+++ INPUT MATERIAL
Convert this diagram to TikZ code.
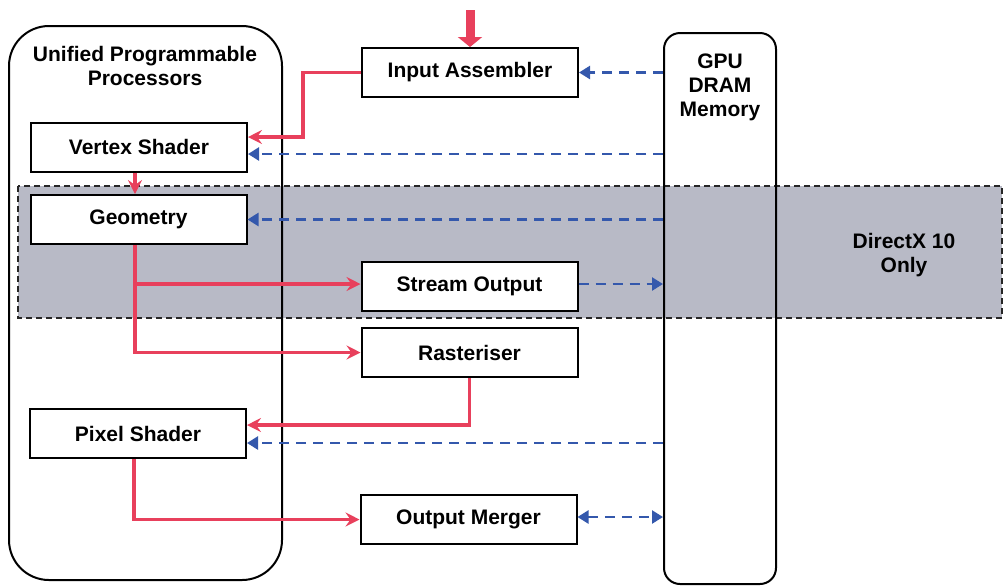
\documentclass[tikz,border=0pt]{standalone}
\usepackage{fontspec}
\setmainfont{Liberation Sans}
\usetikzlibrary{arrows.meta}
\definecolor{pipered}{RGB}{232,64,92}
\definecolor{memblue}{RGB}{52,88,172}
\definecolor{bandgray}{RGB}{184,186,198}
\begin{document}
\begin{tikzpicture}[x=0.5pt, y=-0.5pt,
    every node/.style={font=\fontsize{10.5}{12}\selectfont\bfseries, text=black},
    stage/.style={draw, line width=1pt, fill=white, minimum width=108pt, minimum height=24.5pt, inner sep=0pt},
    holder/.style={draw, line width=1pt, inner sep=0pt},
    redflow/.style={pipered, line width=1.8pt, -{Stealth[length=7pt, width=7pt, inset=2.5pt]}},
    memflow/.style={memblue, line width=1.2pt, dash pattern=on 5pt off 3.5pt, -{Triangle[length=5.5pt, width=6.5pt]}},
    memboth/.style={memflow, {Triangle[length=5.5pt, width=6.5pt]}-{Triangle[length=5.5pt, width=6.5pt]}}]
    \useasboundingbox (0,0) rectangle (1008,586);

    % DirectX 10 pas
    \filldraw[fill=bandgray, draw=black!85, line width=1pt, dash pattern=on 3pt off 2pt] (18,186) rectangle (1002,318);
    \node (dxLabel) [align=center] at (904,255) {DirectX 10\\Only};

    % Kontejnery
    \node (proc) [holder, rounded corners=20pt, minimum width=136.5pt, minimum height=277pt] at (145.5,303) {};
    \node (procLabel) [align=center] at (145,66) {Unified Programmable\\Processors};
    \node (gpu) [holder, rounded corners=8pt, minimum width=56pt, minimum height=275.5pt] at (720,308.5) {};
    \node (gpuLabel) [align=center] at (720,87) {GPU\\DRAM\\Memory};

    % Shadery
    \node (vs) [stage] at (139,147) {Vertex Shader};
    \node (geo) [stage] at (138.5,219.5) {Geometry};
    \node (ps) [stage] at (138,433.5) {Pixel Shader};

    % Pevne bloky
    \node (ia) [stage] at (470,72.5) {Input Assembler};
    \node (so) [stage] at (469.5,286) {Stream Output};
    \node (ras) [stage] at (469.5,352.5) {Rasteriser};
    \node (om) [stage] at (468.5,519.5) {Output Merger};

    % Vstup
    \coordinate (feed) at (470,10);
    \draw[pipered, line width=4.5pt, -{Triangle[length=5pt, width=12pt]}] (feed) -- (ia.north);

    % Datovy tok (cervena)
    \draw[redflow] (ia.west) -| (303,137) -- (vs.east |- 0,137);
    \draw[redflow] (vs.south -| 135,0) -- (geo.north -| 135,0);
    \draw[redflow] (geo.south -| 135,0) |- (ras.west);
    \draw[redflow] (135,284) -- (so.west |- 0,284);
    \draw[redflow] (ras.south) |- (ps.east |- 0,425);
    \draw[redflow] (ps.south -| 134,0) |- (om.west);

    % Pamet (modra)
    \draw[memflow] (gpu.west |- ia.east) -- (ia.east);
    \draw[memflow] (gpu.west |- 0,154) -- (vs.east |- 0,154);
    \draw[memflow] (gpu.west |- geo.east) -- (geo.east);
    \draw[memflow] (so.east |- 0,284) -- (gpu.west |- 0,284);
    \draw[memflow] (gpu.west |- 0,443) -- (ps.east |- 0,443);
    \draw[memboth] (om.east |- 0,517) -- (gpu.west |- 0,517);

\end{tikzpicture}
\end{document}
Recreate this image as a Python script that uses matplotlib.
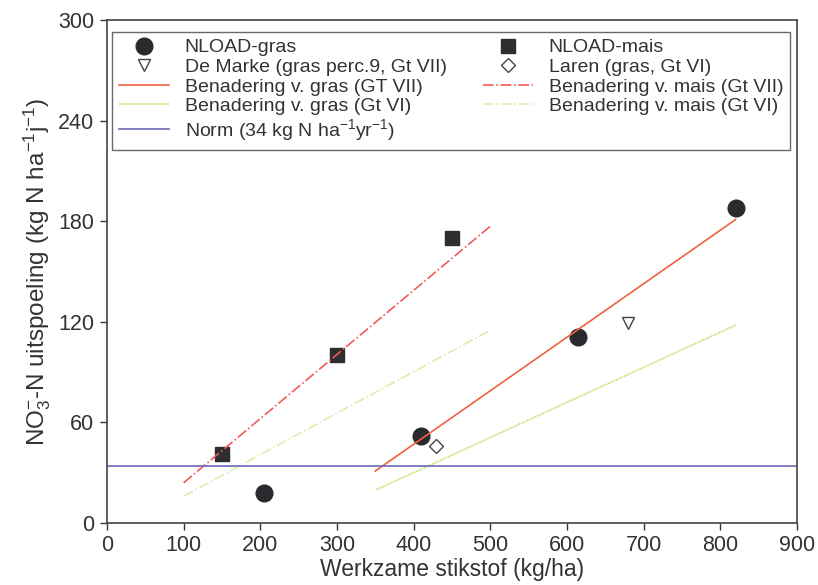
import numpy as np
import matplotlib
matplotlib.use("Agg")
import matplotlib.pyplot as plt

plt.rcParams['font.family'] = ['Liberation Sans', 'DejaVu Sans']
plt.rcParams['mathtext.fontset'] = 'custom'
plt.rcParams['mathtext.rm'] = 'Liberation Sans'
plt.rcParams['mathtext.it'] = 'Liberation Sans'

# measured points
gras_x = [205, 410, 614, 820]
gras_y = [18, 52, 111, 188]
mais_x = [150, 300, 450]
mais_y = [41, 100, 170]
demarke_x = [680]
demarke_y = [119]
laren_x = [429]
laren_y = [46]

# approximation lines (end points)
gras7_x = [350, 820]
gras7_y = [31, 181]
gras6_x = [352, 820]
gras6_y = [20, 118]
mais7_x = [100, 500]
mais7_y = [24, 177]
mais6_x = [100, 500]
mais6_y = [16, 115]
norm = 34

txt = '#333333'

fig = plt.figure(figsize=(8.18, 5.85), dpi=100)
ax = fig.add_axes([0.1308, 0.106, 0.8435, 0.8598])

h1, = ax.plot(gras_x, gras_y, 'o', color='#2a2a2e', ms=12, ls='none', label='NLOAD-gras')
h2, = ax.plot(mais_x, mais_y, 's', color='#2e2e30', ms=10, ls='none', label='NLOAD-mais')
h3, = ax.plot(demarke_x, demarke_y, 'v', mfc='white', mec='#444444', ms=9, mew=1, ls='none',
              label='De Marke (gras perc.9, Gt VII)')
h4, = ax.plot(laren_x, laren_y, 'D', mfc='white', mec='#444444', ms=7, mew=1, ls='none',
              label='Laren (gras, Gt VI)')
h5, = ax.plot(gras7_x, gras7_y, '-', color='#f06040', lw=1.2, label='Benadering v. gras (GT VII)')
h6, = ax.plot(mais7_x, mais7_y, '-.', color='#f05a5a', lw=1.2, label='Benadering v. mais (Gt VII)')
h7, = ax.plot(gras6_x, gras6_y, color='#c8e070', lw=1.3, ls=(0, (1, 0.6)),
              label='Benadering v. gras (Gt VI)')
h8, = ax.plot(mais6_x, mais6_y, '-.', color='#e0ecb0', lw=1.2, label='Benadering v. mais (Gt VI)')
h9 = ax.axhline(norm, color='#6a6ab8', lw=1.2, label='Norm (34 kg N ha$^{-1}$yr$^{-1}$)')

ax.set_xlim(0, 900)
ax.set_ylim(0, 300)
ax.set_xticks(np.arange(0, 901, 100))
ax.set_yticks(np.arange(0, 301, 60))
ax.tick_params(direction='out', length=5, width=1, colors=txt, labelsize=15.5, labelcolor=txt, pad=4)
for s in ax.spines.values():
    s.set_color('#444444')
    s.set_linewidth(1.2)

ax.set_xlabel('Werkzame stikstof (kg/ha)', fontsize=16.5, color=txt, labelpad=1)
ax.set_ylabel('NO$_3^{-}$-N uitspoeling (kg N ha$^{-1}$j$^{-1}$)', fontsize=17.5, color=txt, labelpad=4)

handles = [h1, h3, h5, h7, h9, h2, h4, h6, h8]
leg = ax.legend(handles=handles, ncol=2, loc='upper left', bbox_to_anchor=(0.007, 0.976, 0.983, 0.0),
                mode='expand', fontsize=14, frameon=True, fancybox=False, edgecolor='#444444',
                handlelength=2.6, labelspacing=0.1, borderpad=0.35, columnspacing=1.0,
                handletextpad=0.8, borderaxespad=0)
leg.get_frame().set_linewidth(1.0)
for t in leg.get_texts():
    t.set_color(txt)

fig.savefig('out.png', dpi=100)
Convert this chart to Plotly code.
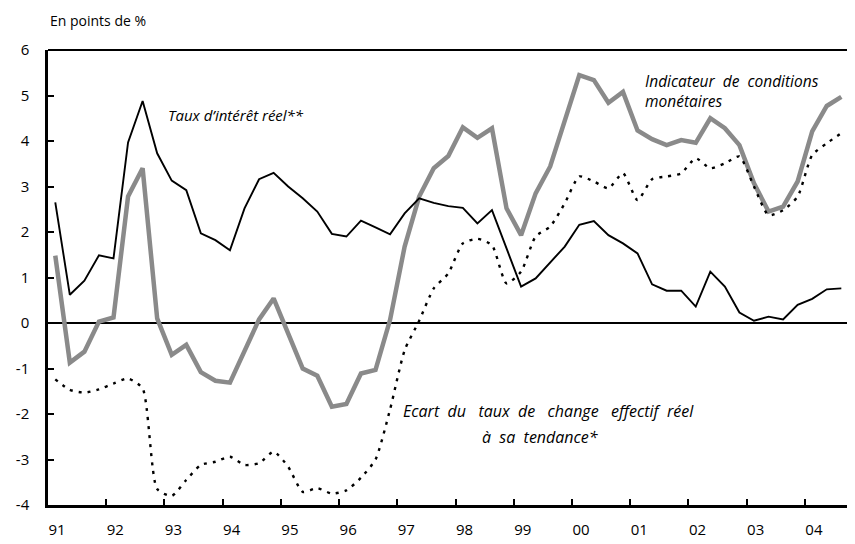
++++++
» SET EXERCISE
Copy the material shown above in full and exactly. Skip the pictures.

» FINISHED ANSWER
Convert this diagram to TikZ code.
\documentclass[tikz,border=0pt]{standalone}
\usepackage{fontspec}
\setmainfont{Liberation Sans}
\usetikzlibrary{arrows.meta}
\definecolor{pipered}{RGB}{232,64,92}
\definecolor{memblue}{RGB}{52,88,172}
\definecolor{bandgray}{RGB}{184,186,198}
\begin{document}
\begin{tikzpicture}[x=0.5pt, y=-0.5pt,
    every node/.style={font=\fontsize{10.5}{12}\selectfont\bfseries, text=black},
    stage/.style={draw, line width=1pt, fill=white, minimum width=108pt, minimum height=24.5pt, inner sep=0pt},
    holder/.style={draw, line width=1pt, inner sep=0pt},
    redflow/.style={pipered, line width=1.8pt, -{Stealth[length=7pt, width=7pt, inset=2.5pt]}},
    memflow/.style={memblue, line width=1.2pt, dash pattern=on 5pt off 3.5pt, -{Triangle[length=5.5pt, width=6.5pt]}},
    memboth/.style={memflow, {Triangle[length=5.5pt, width=6.5pt]}-{Triangle[length=5.5pt, width=6.5pt]}}]
    \useasboundingbox (0,0) rectangle (1008,586);

    % DirectX 10 pas
    \filldraw[fill=bandgray, draw=black!85, line width=1pt, dash pattern=on 3pt off 2pt] (18,186) rectangle (1002,318);
    \node (dxLabel) [align=center] at (904,255) {DirectX 10\\Only};

    % Kontejnery
    \node (proc) [holder, rounded corners=20pt, minimum width=136.5pt, minimum height=277pt] at (145.5,303) {};
    \node (procLabel) [align=center] at (145,66) {Unified Programmable\\Processors};
    \node (gpu) [holder, rounded corners=8pt, minimum width=56pt, minimum height=275.5pt] at (720,308.5) {};
    \node (gpuLabel) [align=center] at (720,87) {GPU\\DRAM\\Memory};

    % Shadery
    \node (vs) [stage] at (139,147) {Vertex Shader};
    \node (geo) [stage] at (138.5,219.5) {Geometry};
    \node (ps) [stage] at (138,433.5) {Pixel Shader};

    % Pevne bloky
    \node (ia) [stage] at (470,72.5) {Input Assembler};
    \node (so) [stage] at (469.5,286) {Stream Output};
    \node (ras) [stage] at (469.5,352.5) {Rasteriser};
    \node (om) [stage] at (468.5,519.5) {Output Merger};

    % Vstup
    \coordinate (feed) at (470,10);
    \draw[pipered, line width=4.5pt, -{Triangle[length=5pt, width=12pt]}] (feed) -- (ia.north);

    % Datovy tok (cervena)
    \draw[redflow] (ia.west) -| (303,137) -- (vs.east |- 0,137);
    \draw[redflow] (vs.south -| 135,0) -- (geo.north -| 135,0);
    \draw[redflow] (geo.south -| 135,0) |- (ras.west);
    \draw[redflow] (135,284) -- (so.west |- 0,284);
    \draw[redflow] (ras.south) |- (ps.east |- 0,425);
    \draw[redflow] (ps.south -| 134,0) |- (om.west);

    % Pamet (modra)
    \draw[memflow] (gpu.west |- ia.east) -- (ia.east);
    \draw[memflow] (gpu.west |- 0,154) -- (vs.east |- 0,154);
    \draw[memflow] (gpu.west |- geo.east) -- (geo.east);
    \draw[memflow] (so.east |- 0,284) -- (gpu.west |- 0,284);
    \draw[memflow] (gpu.west |- 0,443) -- (ps.east |- 0,443);
    \draw[memboth] (om.east |- 0,517) -- (gpu.west |- 0,517);

\end{tikzpicture}
\end{document}
Recreate this image as a Python script that uses matplotlib.
import numpy as np
import matplotlib
matplotlib.use("Agg")
import matplotlib.pyplot as plt

plt.rcParams['font.family'] = ['Liberation Sans', 'DejaVu Sans']
plt.rcParams['mathtext.fontset'] = 'custom'
plt.rcParams['mathtext.rm'] = 'Liberation Sans'
plt.rcParams['mathtext.it'] = 'Liberation Sans'

# measured points
gras_x = [205, 410, 614, 820]
gras_y = [18, 52, 111, 188]
mais_x = [150, 300, 450]
mais_y = [41, 100, 170]
demarke_x = [680]
demarke_y = [119]
laren_x = [429]
laren_y = [46]

# approximation lines (end points)
gras7_x = [350, 820]
gras7_y = [31, 181]
gras6_x = [352, 820]
gras6_y = [20, 118]
mais7_x = [100, 500]
mais7_y = [24, 177]
mais6_x = [100, 500]
mais6_y = [16, 115]
norm = 34

txt = '#333333'

fig = plt.figure(figsize=(8.18, 5.85), dpi=100)
ax = fig.add_axes([0.1308, 0.106, 0.8435, 0.8598])

h1, = ax.plot(gras_x, gras_y, 'o', color='#2a2a2e', ms=12, ls='none', label='NLOAD-gras')
h2, = ax.plot(mais_x, mais_y, 's', color='#2e2e30', ms=10, ls='none', label='NLOAD-mais')
h3, = ax.plot(demarke_x, demarke_y, 'v', mfc='white', mec='#444444', ms=9, mew=1, ls='none',
              label='De Marke (gras perc.9, Gt VII)')
h4, = ax.plot(laren_x, laren_y, 'D', mfc='white', mec='#444444', ms=7, mew=1, ls='none',
              label='Laren (gras, Gt VI)')
h5, = ax.plot(gras7_x, gras7_y, '-', color='#f06040', lw=1.2, label='Benadering v. gras (GT VII)')
h6, = ax.plot(mais7_x, mais7_y, '-.', color='#f05a5a', lw=1.2, label='Benadering v. mais (Gt VII)')
h7, = ax.plot(gras6_x, gras6_y, color='#c8e070', lw=1.3, ls=(0, (1, 0.6)),
              label='Benadering v. gras (Gt VI)')
h8, = ax.plot(mais6_x, mais6_y, '-.', color='#e0ecb0', lw=1.2, label='Benadering v. mais (Gt VI)')
h9 = ax.axhline(norm, color='#6a6ab8', lw=1.2, label='Norm (34 kg N ha$^{-1}$yr$^{-1}$)')

ax.set_xlim(0, 900)
ax.set_ylim(0, 300)
ax.set_xticks(np.arange(0, 901, 100))
ax.set_yticks(np.arange(0, 301, 60))
ax.tick_params(direction='out', length=5, width=1, colors=txt, labelsize=15.5, labelcolor=txt, pad=4)
for s in ax.spines.values():
    s.set_color('#444444')
    s.set_linewidth(1.2)

ax.set_xlabel('Werkzame stikstof (kg/ha)', fontsize=16.5, color=txt, labelpad=1)
ax.set_ylabel('NO$_3^{-}$-N uitspoeling (kg N ha$^{-1}$j$^{-1}$)', fontsize=17.5, color=txt, labelpad=4)

handles = [h1, h3, h5, h7, h9, h2, h4, h6, h8]
leg = ax.legend(handles=handles, ncol=2, loc='upper left', bbox_to_anchor=(0.007, 0.976, 0.983, 0.0),
                mode='expand', fontsize=14, frameon=True, fancybox=False, edgecolor='#444444',
                handlelength=2.6, labelspacing=0.1, borderpad=0.35, columnspacing=1.0,
                handletextpad=0.8, borderaxespad=0)
leg.get_frame().set_linewidth(1.0)
for t in leg.get_texts():
    t.set_color(txt)

fig.savefig('out.png', dpi=100)
Convert this chart to Plotly code.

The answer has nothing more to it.